Yang pertama, (tentu saja) hal-hal yang bersifat kualitatif maupun kuantitatif.
Contoh yang kualitatif: ibadah yang diminati oleh generasi muda, ibadah
dengan liturgi yang fleksibel, atau ibadah yang membuat sorga turun ke
bumi.
Sedangkan yang kuantitatif contohnyai: ibadah yang setiap minggunya
dihadiri oleh 1000 orang, atau ibadah yang melibatkan 20% dari umat
sebagai pelayan ibadah, atau ibadah yang meningkat dari 3 kali
pelaksanaan menjadi 5 kali.
Silakan saja buat sekreatif dan seluas mungkin. Yang penting visi itu
berbicara mengenai sesuatu yang lebih berkembang/maju/baik di masa
depan.
Namun ada sedikit saran dari para ahli pembuat visi, bahwa sebuah visi yang baik setidaknya memiliki 5 syarat, yaitu SMART:
1. Specific: fokus, terarah pada satu atau dua hal saja
2. Measurable: dapat diukur, bagi visi yang sifatnya kuantitatif jelas
nggak ada problem (karena jelas ada angkanya), yang problem adalah visi
yang kualitatif (misalnya seperti contoh di atas mengenai 'ibadah yang
membuat sorga turun ke bumi'), musti ada penjelasan-penjelasan tambahan
yang membuat visi itu lebih terukur, misalnya: musik dibuat 100%
orkestrasi, atau ada Paduan Suara yang melayani setiap ibadah, dan lain
sebagainya.
3. Attainable: boleh menantang, namun harus dapat dijangkau dengan
mempertimbangkan sumber daya yang ada, yaitu: SDM (kemauan dan kemampuan
umat) dan ketersediaan dana/fasilitas
4. Realistic: visi yang menantang dan dapat dijangkau juga perlu
realistis, karena ada faktor x yang seringkali menjadi 'penghalang'
seperti: budaya gereja setempat (misalnya: nggak mungkin gereja
konservatif dibikin karismatik, atau sebaliknya), faktor kepemimpinan
yang kaku atau sulit berubah, maupun kondisi lingkungan yang seringkali
menjadi penghambat kegiatan gereja
5. Timebound: ada batasan waktu yang jelas, alias deadline, yang bisa di break ke dalam beberapa tahapan.

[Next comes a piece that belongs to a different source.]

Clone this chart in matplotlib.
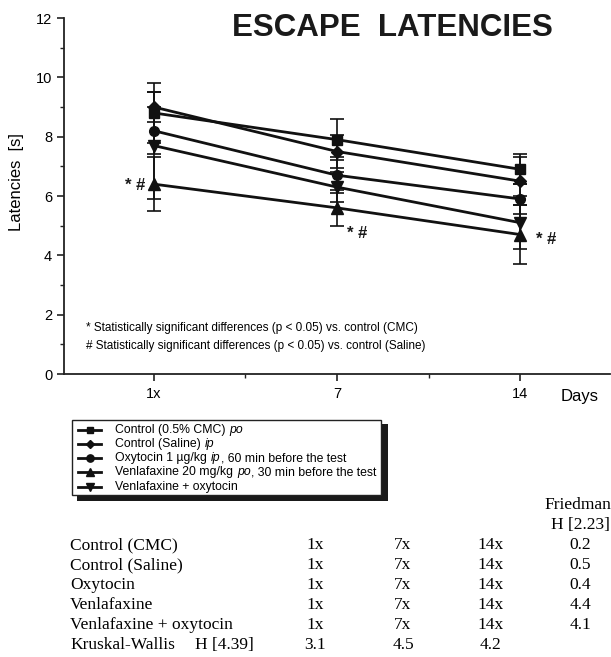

Yang kedua: visi seharusnyalah merepresentasikan context gereja
setempat, yaitu: kondisi, problem/pergumulan, maupun cita-cita/harapan
jemaat. Salah satu contoh perumusan visi yang baik adalah seperti yang
dilakukan oleh gereja saya, yaitu GKI Nurdin, dimana perumusan visi
dilakukan dengan sistem bottom-up, dimulai dari menjaring ide-ide dari
umat, mengkristalkannya menjadi beberapa pilihan, lalu melemparkan
pilihan-pilihan tersebut kembali ke umat untuk memilih satu visi yang
paling cocok bagi mereka.
Cara bottom-up ini dapat menghasilkan sebuah rumusan visi yang baik
apabila umat memang telah memiliki rasa concern dan self belonging yang
relatif merata. Tetapi apabila kedua hal tersebut tidak ada atau hanya
dimiliki oleh sebagian kecil dari umat (misal hanya dimiliki oleh para
aktivisnya saja) maka niscaya proses bottom up itu hanyalah menjadi
proses 3B: basa-basi bisu, yang akhirnya akan berhenti dalam sebuah
statement visi bisu yang tidak visioner, bahkan tidak berdampak apa-apa
terhadap kemajuan gereja.
Mungkin perlu kita memperhatikan cara Yohanes Calvin mengorganisasikan
gerejanya di Jenewa yang kini dikenal sebagai presbiterial sinodal,
dimana gereja memilih orang-orang pilihan untuk memimpin gereja, yaitu
mereka yang memang concern dan dipercaya umat untuk memimpin gereja
(yaitu para pendeta dan penatua). Ditangan merekalah seharusnya context
gereja ditetapkan (jangan di open-pen kepada khalayak umat yang belum
tentu concern dan berminat). Setelah beberapa pilihan visi terbentuk,
bolehlah kini umat dilibatkan untuk memilih satu visi yang paling
mendekati harapan umat (biasanya ditentukan melalui suara terbanyak).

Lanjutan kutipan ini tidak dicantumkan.